The year 2002 was a transition for Hiroshi Yamauchi as well. For more than a decade he had been hinting at retirement, and had considered various different leaders to take over his business. The natural choice would be Minoru Arakawa, Nintendo of America’s president—he was family, he was Japanese, he had strong American ties, no one knew the business better than him. And the seventy-three-year-old billionaire had once had his eye on the son-in-law, true.
But Arakawa and Yamauchi had had a strained couple of years. Yamauchi, whose top showing as Japan’s richest man on the yearly
Forbes
billionaire list was no longer a lock, refused to visit his daughter, son-in-law, and grandkids in Seattle—or even meet them halfway in their shared Hawaii home. Arakawa wasn’t grooming himself to be the attack dog Nintendo would need to survive, Yamauchi felt. In one infamous moment, Arakawa had fallen asleep in front of clients, almost dooming a partnership. Yamauchi’s zori were too big to be filled by just any feet.
Since the early nineties, Yamauchi took glee in saying that whomever he picked as successor, it would not be his son-in-law. Arakawa, perhaps saving face, began stating that Yamauchi was the only good choice for Nintendo president, and publicly agreed with Pop’s decision to look elsewhere. In fact, in early 2002 Arakawa announced his retirement from Nintendo of America at age fifty-five, beating the old man to the punch.
Banker Tatsumi Kimishima, who had been hired to run the
Pokémon
division as CFO and then president, was promoted to Nintendo of America’s president. He was the sort of mature, buttoned-down person who seemed to have been born an old man, and he was now running Nintendo’s biggest division. Perhaps, though, a money man was too conservative a choice.
Four years later, Kimishima would be replaced by the boisterous Reggie Fils-Aime (pronounced
Fee
-a-
me
), who opened a press conference by claiming, “I’m about kickin’ ass, I’m about takin’ names, and
we’re
about makin’ games.” Fils-Aime, quickly nicknamed the Regginator, was not only American but black. Nintendo of America’s leadership went from Grandpa Ojiisan to Will Smith. Fils-Aime’s broad features and goofy, energetic manner made him seem like a character escaped from one of Nintendo’s own games.

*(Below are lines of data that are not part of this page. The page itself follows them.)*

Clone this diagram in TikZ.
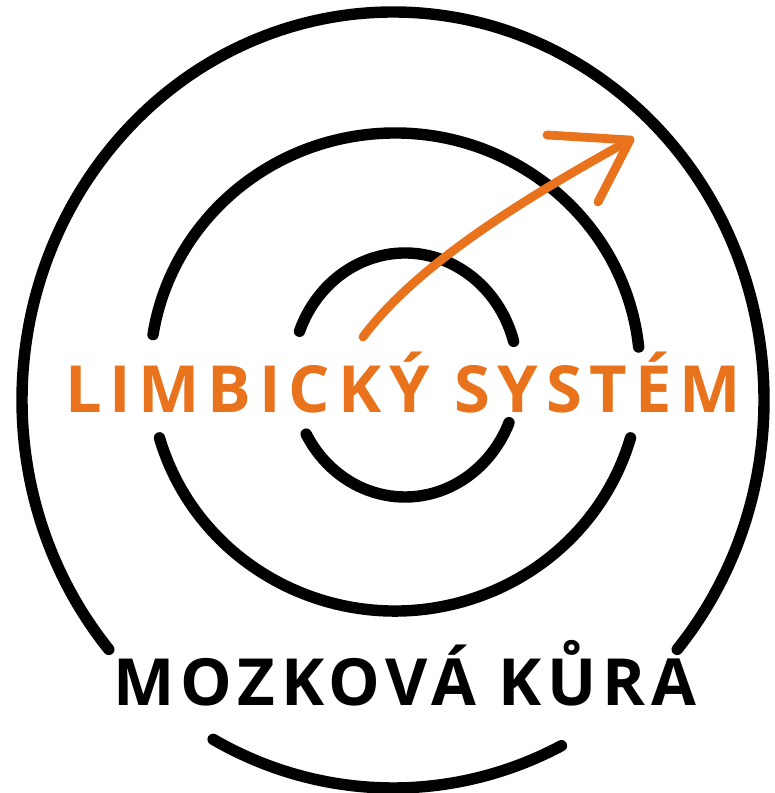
\documentclass[tikz,border=0pt]{standalone}
\usepackage{fontspec}
\setmainfont{Open Sans}
\usepackage{xcolor}
\usepackage{tikz}
\usetikzlibrary{arrows.meta,calc,positioning}
\definecolor{brainorange}{RGB}{232,115,28}

\tikzset{
  ring/.style={line width=6.5pt,line cap=round,black},
  label/.style={anchor=base,inner sep=0pt,font=\fontsize{37}{40}\selectfont\bfseries\addfontfeature{LetterSpace=9}},
  widelabel/.style={label,font=\fontsize{37}{40}\selectfont\bfseries\addfontfeature{LetterSpace=12}},
}

\begin{document}
\begin{tikzpicture}[x=0.2mm,y=0.2mm]
		\useasboundingbox (0,0) rectangle (775,793);
		% centres of the three rings
		\coordinate (outerc) at (393,393);
		\coordinate (midc) at (395,421);
		\coordinate (innerc) at (405,418);
		% outer ring, open at the bottom for the label
		\draw[ring] (outerc) ++(-40:371 and 388) arc[start angle=-40,end angle=220,x radius=371,y radius=388];
		\draw[ring] (outerc) ++(241:371 and 388) arc[start angle=241,end angle=297,x radius=371,y radius=388];
		% middle ring
		\draw[ring] (midc) ++(6:245 and 239) arc[start angle=6,end angle=171,x radius=245,y radius=239];
		\draw[ring] (midc) ++(196:245 and 239) arc[start angle=196,end angle=344,x radius=245,y radius=239];
		% inner ring
		\draw[ring] (innerc) ++(16:113 and 122) arc[start angle=16,end angle=159,x radius=113,y radius=122];
		\draw[ring] (innerc) ++(209:113 and 122) arc[start angle=209,end angle=337,x radius=113,y radius=122];
		% labels
		\node[widelabel,text=brainorange] (limbic) at (403,380) {LIMBICKÝ SYSTÉM};
		\node[label] (cortex) at (405,87) {MOZKOVÁ KŮRA};
		% arrow out of the centre
		\coordinate (start) at (363,456);
		\coordinate (tip) at (630,653);
		\draw[line width=5pt,line cap=round,brainorange] (start) .. controls (420,533) and (540,603) .. (tip);
		\draw[line width=5pt,line cap=round,line join=round,brainorange] (547,658) -- (tip) -- (598,591);
\end{tikzpicture}
\end{document}
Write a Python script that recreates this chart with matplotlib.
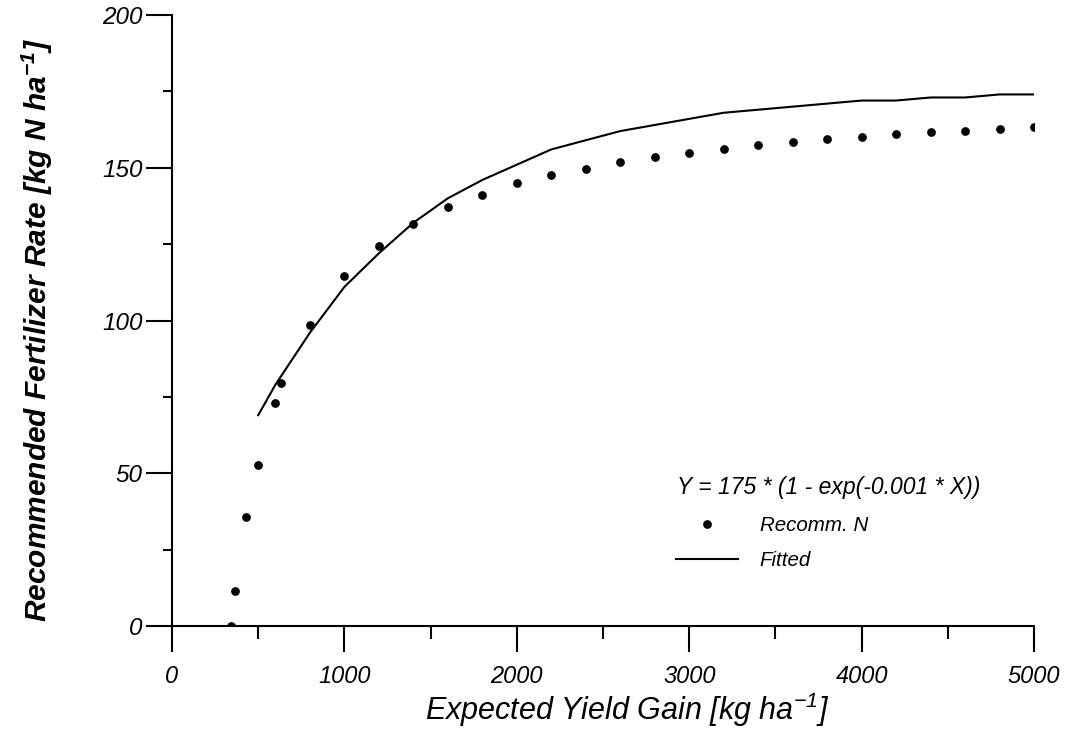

But who could sit behind Yamuachi’s desk in Kyoto? It couldn’t be anyone new to the industry, since he’d just feel that Nintendo needed to get some skin in the hardware arms race of Sony and Microsoft. Nintendo’s corporate philosophy of creativity being king must not change. Did anyone else have the decades of experience, the variety of backgrounds, the ability to win holding Nintendo’s cards?
Yes, it turned out. The choice of successor revealed Yamauchi’s skill at management, and at go. Go is a devilishly complex game, in which an opponent’s all-black board can be turned snow white with just a few perfectly placed white stones. Yamauchi was a famous fan: the first NES game he ever bothered to play was a game of go. He hardly ever lost. It’s just about impossible to become a billionaire without gamesmanship, not mere money, driving you. Yamauchi was placing some of his last pieces, and they were going to turn the dark board white as rice.
He picked Satoru Iwata, forty-three, the HAL Laboratories developer who was one of Nintendo’s second-party vendors. Iwata had been president of HAL since 1993, when he helped bring it back from the brink of bankruptcy. (Yamauchi bailed HAL out on the promise that Iwata become HAL’s president.) Before that he was a designer, working on the
Kirby
games. In 2000 Yamauchi had brought him into Nintendo’s fold proper, as head of corporate planning. In retrospect, it was a try-out job, to see what Iwata would do with the throne.
Iwata was aligned with Nintendo’s (and Yamauchi’s) belief that bigger wasn’t better. His
Kirby
games were designed for beginning players, yet were still fun. The
Pokémon
games certainly weren’t breaking new graphical ground, but they were a hit too. This was when developers were cranking out violent epics that cost tens of millions of dollars. That was great for hard-core gamers, but there was a whole world out there besides young males at 2 A.M. online sessions. Game-play innovations could lead to cheaper, quickly designed quality games that could outsell behemoths such as
True Crime: Streets of LA
and
Battlefield: 1942
.
Hiroshi Yamauchi stayed on as head of the board of directors, an honorary (read: rubber-stamp) position in Japan. He turned down his pension, letting Nintendo reinvest it. “Hiroshi” does mean “generous,” but as a billionaire, he could afford to turn down about $10 million—or he was canny enough to know it would net him more in Nintendo’s hands than in his own. He also started dishing out collateral-free loans to Gamecube developers, to entice them. After three years heading the board, he left at age seventy-five, passing the chairman/CEO baton for the Seattle Mariners to Howard Lincoln. He currently holds a 10 percent share of Nintendo stock, and due to Japan’s rebounded economy is no longer in the top five of
Forbes
’s richest-in-Japan list. The Yamauchi shogunate would continue, with a new shogun.